Ajaran yang mengatakan bahwa ‘masing-masing
dari kita memiliki pandangan sendiri
atas Baik dan Buruk’, seperti yang dikatakan oleh Paus Francis, adalah
relativisme moral dan hal itu merupakan
ajaran sesat yang jelas akan menyebabkan
gangguan yang luas dan dosa,
jika hal itu dipatuhi.
Canon 188.4
(1917 Kitab Hukum Kanonik) menyatakan bahwa jika seorang klerus (paus,
uskup, dll) menjadi
sesat, dia kehilangan jabatannya,
tidak memiliki hak untuk memberlakukan hukum. St Robert Bellarmine, St
Antonius, St Fransiskus de Sales,
St Alfonsus Liguori,
dan banyak teolog lainnya mengajarkan bahwa seorang bidaah tidak bisa menjadi paus yang valid. St
Alplhonsus mengatakan: "Jika Tuhan mengizinkan
seorang paus untuk menjadi sesat hingga terkenal dan
keras kepala, maka dengan kenyataan itu dia akan berhenti menjadi Paus,
dan kursi apostoliknya menjadi kosong."
St Robert
Bellarmine, S.J. juga menulis:
"Seperti halnya dibolehkan untuk
menentang Paus yang menyerang tubuh,
maka juga dibolehkan untuk menentang orang yang menyerang jiwa atau
yang mengganggu ketertiban
masyarakat, atau, lebih dari semuanya,
yang mencoba untuk menghancurkan Gereja.
Saya mengatakan bahwa adalah boleh
untuk melawannya dengan tidak melakukan
apa yang dia perintahkan dan mencegah
keinginannya untuk dilaksanakan."
Mengapa Paus berkata seperti ini?
Mengapa Paus
mengatakan hal-hal seperti ini? Pendapat pribadi penulis adalah bahwa saat ini kita
sedang menyaksikan penggenaan dari
nubuat yang telah diramalkan, tepat
di depan mata kita. Anne Catherine Emmerich Terberkati
memperoleh penglihatan atas sebuah gereja palsu di masa depan dalam periode sebelum Kedatangan Kedua dari Tuhan Yesus :"Aku juga melihat
hubungan antara dua paus ... saya melihat betapa buruknya akibat-akibat dari gereja palsu ini.

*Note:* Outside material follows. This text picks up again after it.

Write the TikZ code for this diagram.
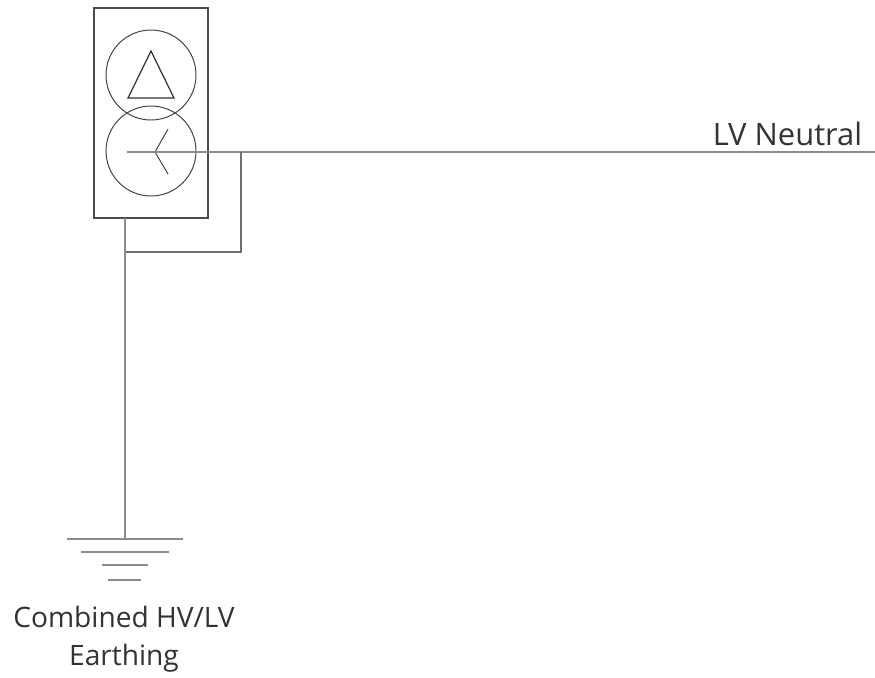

Aku melihatnya bertambah besar, segala
macam bidaah datang memasuki kota
Roma".
Banyak lagi nubuatan dan
penampakan lainnya meramalkan munculnya "Nabi
Palsu" yang ada di dalam Alkitab, yang
akan memimpin gereja menuju kesesatan, sebelum Kedatangan Kedua Yesus. Untuk informasi lebih lanjut tentang penglihatan
dan dan nubuatan, silakan membaca artikel ini. (http://www.all-about-the-virgin-mary.com/book-of-truth.html)
Perlunya bersikap Waspada
Apakah semua ini terlalu luar biasa bagi
kita? Pernyataan kontroversial
Paus Francis hendaknya
mendorong kita untuk merenungkannya dengan serius. Setidaknya - adakah Paus menjadi ceroboh, tidak
menyadari dampak dari pernyataan-pernyataannya
tentang moral umat manusia?
Atau apakah dia sedang membuka jalan
bagi lebih banyak lagi perubahan yang drastis?
Bagaimanapun juga, kita - terutama kaum
klerus dan religius - tak boleh bersikap
acuh tak acuh. Ada sebuah kutipan
terkenal: "Kejahatan akan tumbuh
subur ketika orang baik tidak melakukan apapun." Marilah kita
waspada dan terus berjaga. Lebih
dari itu, marilah kita berdoa untuk
Gereja kita tercinta – serta kedua paus.